Have you considered that it might not be your friend that's holding you back … you might just be a shitty person?

Yeah! It's called "get over yourself."

Who fucking cares what she looks like? Your friend is not the obstacle, you are. As long as you continue to toil and wring your average-looking hands over how she affects your love life, she will affect your love life. It's exactly that kind of thought process that creates a dangerous self-fulfilling prophecy situation in which you attribute all your failed attempts at romance to your looks, and that's bullshit.

Has it ever occurred to you that you might just be a shitty person?

Maybe you're not funny. Or you're a terrible listener. Or you're a dick. Or people can sense your lack of confidence and keep their distance. Whatever it is, I promise you it's not your facial asymmetry or your ham hock arms. That shit does not matter anywhere near as much as people think it does.

And in circumstances where it does, like at the bar talking to strangers or on Tinder, you have to know that real connection is not made based solely on looks. It's based on shared interests, a mutual sense of humor and intelligence level and a host of other nonphysical factors, not the least of which is confidence.

Confidence is way, way, way more attractive than looks. And if you don't have the confidence to be happy for the attention your friend gets, but also know that you're worthy of the same, then you're slippin' around in shit.

Once you realize that it's you, not her, that you should focus on, I'll bet you $1 million that I don't have that your dating life improves.

Also, FYI, life isn't as easy as it seems for the ultra-hot. People are frequently intimidated by them, and when they do work up the nerve to talk to them, it's often because of their looks, not who they are. Plus, being ultra-hot doesn't always translate to being confident. People who are worshipped for their looks are under more pressure to stay good looking, which can lead to a lot of negative self-comparison and insecurity. That's kind of shitty, isn't it?

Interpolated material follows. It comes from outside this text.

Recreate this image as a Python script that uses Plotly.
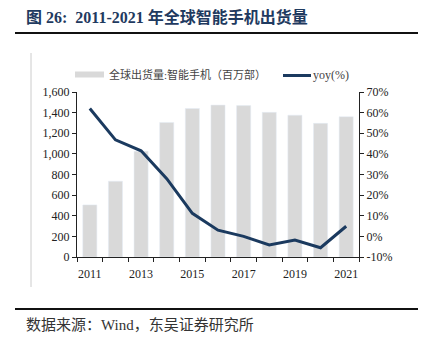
import plotly.graph_objects as go

years = [2011, 2012, 2013, 2014, 2015, 2016, 2017, 2018, 2019, 2020, 2021]
shipments = [505, 735, 1025, 1305, 1440, 1473, 1468, 1403, 1375, 1296, 1360]
yoy = [62.0, 46.8, 41.5, 28.0, 11.2, 3.0, 0.0, -4.2, -1.8, -5.5, 4.9]
bar_name = "全球出货量:智能手机（百万部）"
line_name = "yoy(%)"
left_ticks = [0, 200, 400, 600, 800, 1000, 1200, 1400, 1600]
right_ticks = [-10, 0, 10, 20, 30, 40, 50, 60, 70]
x_ticks = [2011, 2013, 2015, 2017, 2019, 2021]

SERIF = "Liberation Serif, Times New Roman, Noto Sans CJK SC, serif"
CJK = "Liberation Serif, Noto Sans CJK SC, serif"
NAVY = "#1B3A5F"

fig = go.Figure()
fig.add_trace(go.Bar(x=years, y=shipments, name=bar_name, marker_color="#D9D9D9",
                     width=0.55, showlegend=False))
fig.add_trace(go.Scatter(x=years, y=yoy, name=line_name, mode="lines", yaxis="y2",
                         line=dict(color=NAVY, width=3), showlegend=False))

fig.update_layout(
    width=421, height=343,
    margin=dict(l=77, r=62, t=92, b=86),
    paper_bgcolor="white", plot_bgcolor="white",
    font=dict(family=SERIF, size=12, color="#222"),
    xaxis=dict(range=[2010.5, 2021.5], tickvals=x_ticks, ticktext=[str(v) for v in x_ticks],
               showgrid=False, zeroline=False, showline=True, linecolor="#222", linewidth=1,
               ticks="", ticklabelstandoff=6,
               minor=dict(tickvals=[2010.5 + i for i in range(12)], ticks="outside",
                          ticklen=4, tickcolor="#222")),
    yaxis=dict(range=[0, 1600], tickvals=left_ticks,
               ticktext=[f"{v:,}" for v in left_ticks],
               showgrid=False, zeroline=False, showline=True, linecolor="#222", linewidth=1,
               ticks="outside", ticklen=4, tickcolor="#222"),
    yaxis2=dict(range=[-10, 70], tickvals=right_ticks,
                ticktext=[f"{v}%" for v in right_ticks], overlaying="y", side="right",
                showgrid=False, zeroline=False, showline=True, linecolor="#222", linewidth=1,
                ticks="outside", ticklen=4, tickcolor="#222"),
    showlegend=False,
)

def px(x):
    return (x - 77) / 282

def py(y):
    return (343 - 86 - y) / 165

# decorative frame lines
fig.add_shape(type="line", xref="paper", yref="paper", x0=px(15), x1=px(418),
              y0=py(33), y1=py(33), line=dict(color="#111", width=2))
fig.add_shape(type="line", xref="paper", yref="paper", x0=px(15), x1=px(418),
              y0=py(309), y1=py(309), line=dict(color="#111", width=2))
fig.add_shape(type="line", xref="paper", yref="paper", x0=px(31), x1=px(31),
              y0=py(287), y1=py(53), line=dict(color="#CCCCCC", width=1))

# legend drawn manually
fig.add_shape(type="rect", xref="paper", yref="paper", x0=px(75), x1=px(104),
              y0=py(77.5), y1=py(71.5), fillcolor="#D9D9D9", line=dict(width=0))
fig.add_annotation(xref="paper", yref="paper", x=px(107), y=py(74.5), text=bar_name,
                   showarrow=False, xanchor="left", yanchor="middle",
                   font=dict(family=CJK, size=11, color="#444"))
fig.add_shape(type="line", xref="paper", yref="paper", x0=px(283), x1=px(311),
              y0=py(75.5), y1=py(75.5), line=dict(color=NAVY, width=3))
fig.add_annotation(xref="paper", yref="paper", x=px(311), y=py(74.5), text=line_name,
                   showarrow=False, xanchor="left", yanchor="middle",
                   font=dict(family=SERIF, size=12, color="#444"))

# title and source
fig.add_annotation(xref="paper", yref="paper", x=px(24), y=py(17), text="<b>图 26:  2011-2021 年全球智能手机出货量</b>",
                   showarrow=False, xanchor="left", yanchor="middle",
                   font=dict(family=CJK, size=16, color="#1F3A60"))
fig.add_annotation(xref="paper", yref="paper", x=px(24), y=py(325), text="数据来源：Wind，东吴证券研究所",
                   showarrow=False, xanchor="left", yanchor="middle",
                   font=dict(family=CJK, size=15, color="#333"))

fig.write_html("out.html")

So know that your friend, while a megababe, has her own romance problems to deal with that you might not get to see. Pat yourself on the back for not having to deal with them.

You, on the other hand, are blessed with the gift of having to develop a personality, intelligence and a sense of humor to make up for your physical appearance. And, like I said, when you connect with someone on those levels, you create real connections with people who are interested in what's beyond the superficial layers of a person.

Connecting with someone based on how hot they are, on the other hand, is not a real connection. It's a fleeting boner in the wind.

Are there good-looking people out there who are smart, genuine, kind and funny? Sure. I don't know if your friend is one of them or not, but the bottom line is what she's bringing to the table doesn't need to affect you. If you let it, you're using that as a crutch, as a faulty explanation of your own shortcomings. Instead of focusing on her, focus on yourself and building yourself up to a place of confidence so that when you do meet someone who's interested in more than your bone structure, it means something.

Okay? Okay. Now go pluck your unibrow into a heart shape for mommy.